Ever since the Ayatollah Khomeini’s 1989 fatwa — encouraging anyone to murder him — Rushdie has been under threat and almost constant fear of attack. Only very recently did he say that he felt his life was ‘normal again’.
This is not an attack on ‘western values’ whatever they may be, but it is an attack on democracy and critical thinking.
As Suhayl Saadi has written: “One’s true stance on freedom of expression is demonstrated not by the extent of one’s ferocity in defending the freedom of expression of those with whom one agrees (anyone can do that!), but by one’s principled defence of freedom of expression by those with whom one vehemently disagrees.”
With that simple truth you’d have to completely not just defend Rushdie’s right to write what he likes (a la Biko) but Jerry Sadowitz’s right to say what he likes on a comedy stage too.
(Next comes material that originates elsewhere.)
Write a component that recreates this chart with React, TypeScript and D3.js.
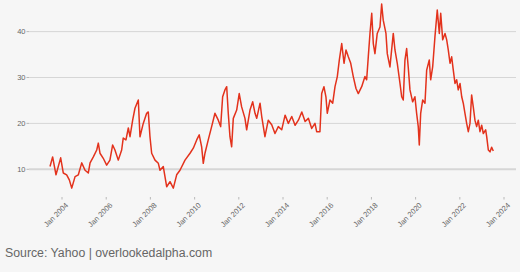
import React from "react";
import * as d3 from "d3";

const dates2003_2008 = [
  "2003-06-17","2003-07-30","2003-09-24","2003-12-10","2004-01-22","2004-03-18","2004-05-01","2004-06-10",
  "2004-08-04","2004-09-27","2004-11-22","2005-01-16","2005-03-11","2005-04-09","2005-06-02","2005-07-28",
  "2005-08-23","2005-09-20","2005-11-13","2006-01-08","2006-03-03","2006-04-17","2006-05-25","2006-07-19",
  "2006-09-13","2006-10-09","2006-11-23","2007-01-01","2007-01-29","2007-03-14","2007-04-21","2007-06-15",
  "2007-07-13","2007-09-05","2007-10-31","2007-11-27","2007-12-25","2008-01-22","2008-03-17","2008-05-11",
  "2008-06-08","2008-08-01","2008-09-26","2008-11-20"
];
const prices2003_2008 = [
  10.6,12.7,8.8,12.5,9.2,8.8,7.7,5.9,
  8.4,8.8,11.4,9.8,9.2,11.4,12.7,14.2,
  15.7,13.5,12.4,10.9,12,15.3,14.2,12,
  14.2,16.8,16.4,19,17.1,20.7,23.3,25.1,
  17.1,20,22.2,22.5,17.1,13.5,12,11.3,
  9.8,10.6,6.2,7.3
];

const dates2009_2015 = [
  "2009-01-14","2009-03-10","2009-05-04","2009-07-26","2009-10-17","2009-12-10","2010-02-04","2010-03-18",
  "2010-04-27","2010-05-24","2010-06-21","2010-08-14","2010-10-09","2010-12-03","2011-01-27","2011-03-07",
  "2011-04-09","2011-05-17","2011-06-15","2011-07-11","2011-08-08","2011-09-05","2011-10-02","2011-11-27",
  "2012-01-08","2012-02-17","2012-04-12","2012-05-10","2012-07-04","2012-08-18","2012-09-25","2012-10-23",
  "2012-12-17","2013-01-14","2013-03-08","2013-05-02","2013-06-28","2013-08-21","2013-10-15","2013-12-10",
  "2014-02-04","2014-03-30","2014-05-25","2014-07-19","2014-09-12","2014-11-07","2015-01-01","2015-02-24",
  "2015-04-20","2015-06-13","2015-07-11","2015-09-03"
];
const prices2009_2015 = [
  5.9,8.8,9.8,12,13.5,14.6,16.4,17.5,
  14.9,11.3,13.5,16.4,19.3,22.2,20.7,19.3,
  25.8,27.3,28,22.2,17.1,14.9,21.1,22.9,
  26.5,23.6,21.1,18.6,22.9,24.7,22.2,21.1,
  24.4,21.5,17.1,20.7,19.7,17.8,19.3,18.6,
  21.8,20,21.5,19.6,20.7,22.5,20.4,21.1,
  18.9,20,18.2,18.2
];

const dates2015_2019 = [
  "2015-10-02","2015-11-08","2015-12-11","2016-01-02","2016-02-16","2016-04-01","2016-05-09","2016-06-16",
  "2016-07-19","2016-08-28","2016-10-05","2016-11-07","2016-12-15","2017-01-24","2017-03-07","2017-04-21",
  "2017-05-29","2017-07-24","2017-09-16","2017-10-14","2017-11-10","2017-12-08","2018-01-06","2018-02-01",
  "2018-02-28","2018-04-07","2018-05-22","2018-06-19","2018-07-15","2018-08-29","2018-09-20","2018-11-03",
  "2018-12-28","2019-01-25","2019-03-04","2019-04-18","2019-05-16","2019-06-11","2019-07-09","2019-08-06",
  "2019-09-01","2019-09-30","2019-11-13","2019-12-21"
];
const prices2015_2019 = [
  26.5,28,25.8,22.2,25.1,24.4,28,30.2,
  33.8,37.4,33.1,36,34.5,33.1,30.2,27.6,
  26.5,28,30.2,29.5,34.5,39.6,44,37.4,
  35.2,39.6,41,46,42.5,39.6,35.2,32.3,
  39.6,36,33.1,28.7,25.8,25.1,33.8,36.3,
  32.3,27.3,24.7,25.8
];

const dates2020_2023 = [
  "2020-01-18","2020-02-14","2020-03-02","2020-03-25","2020-04-27","2020-06-04","2020-07-02","2020-08-14",
  "2020-09-06","2020-10-09","2020-11-16","2020-12-24","2021-01-27","2021-02-19","2021-03-24","2021-05-01",
  "2021-05-29","2021-06-24","2021-07-23","2021-08-19","2021-09-15","2021-10-13","2021-11-10","2021-12-06",
  "2022-01-04","2022-02-01","2022-02-27","2022-03-27","2022-04-24","2022-05-21","2022-06-18","2022-07-15",
  "2022-08-11","2022-09-08","2022-10-06","2022-11-02","2022-11-30","2022-12-28","2023-01-24","2023-03-04",
  "2023-03-21","2023-04-17","2023-05-15","2023-06-11","2023-07-08"
];
const prices2020_2023 = [
  22.2,19.3,15.3,22.2,25.1,24.4,31.6,33.8,
  29.5,32.3,38.9,44.7,39.6,44,38.2,39.6,
  38.2,36,33.1,34.5,31.6,28.7,29.5,27.3,
  28.7,25.8,24.4,22.2,20,18.2,20,26.2,
  23.6,20.7,19.3,20.7,18.2,19.6,17.8,18.6,
  17.1,14.2,13.8,14.8,14
];

const yTicks = [10, 20, 30, 40];
const xTickYears = [2004, 2006, 2008, 2010, 2012, 2014, 2016, 2018, 2020, 2022, 2024];
const sourceText = "Source: Yahoo | overlookedalpha.com";

const parse = d3.timeParse("%Y-%m-%d");
const allDates = [...dates2003_2008, ...dates2009_2015, ...dates2015_2019, ...dates2020_2023];
const allPrices = [...prices2003_2008, ...prices2009_2015, ...prices2015_2019, ...prices2020_2023];
const series = allDates.map((d, i) => ({ date: parse(d) as Date, value: allPrices[i] }));

export default function App() {
  const W = 520, H = 272;
  const plotLeft = 29, plotRight = 516, plotBottom = 197;
  const x = d3.scaleTime()
    .domain([new Date(2004, 0, 1), new Date(2024, 0, 1)])
    .range([62, 504]);
  const y = d3.scaleLinear().domain([10, 40]).range([169.3, 31.6]);
  const line = d3.line<{ date: Date; value: number }>()
    .x(d => x(d.date))
    .y(d => y(d.value))
    .curve(d3.curveLinear);
  const font = "'Liberation Sans', Arial, Helvetica, sans-serif";
  return (
    <svg width={W} height={H} style={{ position: "absolute", left: 0, top: 0, background: "#f6f6f6" }}>
      <rect x={0} y={0} width={W} height={H} fill="#f6f6f6" />
      {yTicks.map(t => (
        <g key={t}>
          <line x1={plotLeft} x2={plotRight} y1={y(t)} y2={y(t)} stroke="#d6d6d6" strokeWidth={t === 10 ? 2 : 1} />
          <line x1={plotLeft - 2.5} x2={plotLeft} y1={y(t)} y2={y(t)} stroke="#aaa" strokeWidth={0.8} />
          <text x={plotLeft - 3.5} y={y(t)} dy="0.35em" textAnchor="end" fontSize={7.5} fill="#666" fontFamily={font}>{t}</text>
        </g>
      ))}
      {xTickYears.map(yr => {
        const tx = x(new Date(yr, 0, 1));
        return (
          <g key={yr}>
            <line x1={tx} x2={tx} y1={plotBottom} y2={plotBottom + 2.5} stroke="#aaa" strokeWidth={0.8} />
            <text transform={`translate(${tx + 3},${plotBottom + 5}) rotate(-45)`} textAnchor="end" dy="0.7em" fontSize={7.5} fill="#666" fontFamily={font}>
              {`Jan ${yr}`}
            </text>
          </g>
        );
      })}
      <path d={line(series) || ""} fill="none" stroke="#e3321c" strokeWidth={1.5} strokeLinejoin="round" />
      <text x={5} y={256.5} fontSize={12.3} fill="#666" fontFamily={font}>{sourceText}</text>
    </svg>
  );
}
It’s a long way down from Midnight’s Children to wagging your willy I know, but the thing about freedom of speech is not just the defence of ideas you disagree with but also things that are, well, just a bit shit.
The idea that what the Scotsman and BBC Scotland will inevitably call a stooshie (cringe) was manufactured by Sadowitz (to sell his tour) or by The Pleasance (to adopt some kind of high ground and attract new audiences) seems at best unlikely. A not-very-funny comic tells deliberately offensive material and venue panics after complaints. The End. The festival thrives on this sort of controversy but it’s of little actual consequence and masks the banality of the whole tired bougie phenomena, it’s a sort of cultural desert that coughs-up Simply Red at the Summer Sessions as it slowly destroys its host.
Wishing Salman Rushdie as best a recovery he can make and solidarity to all writers and artists and performers under attack.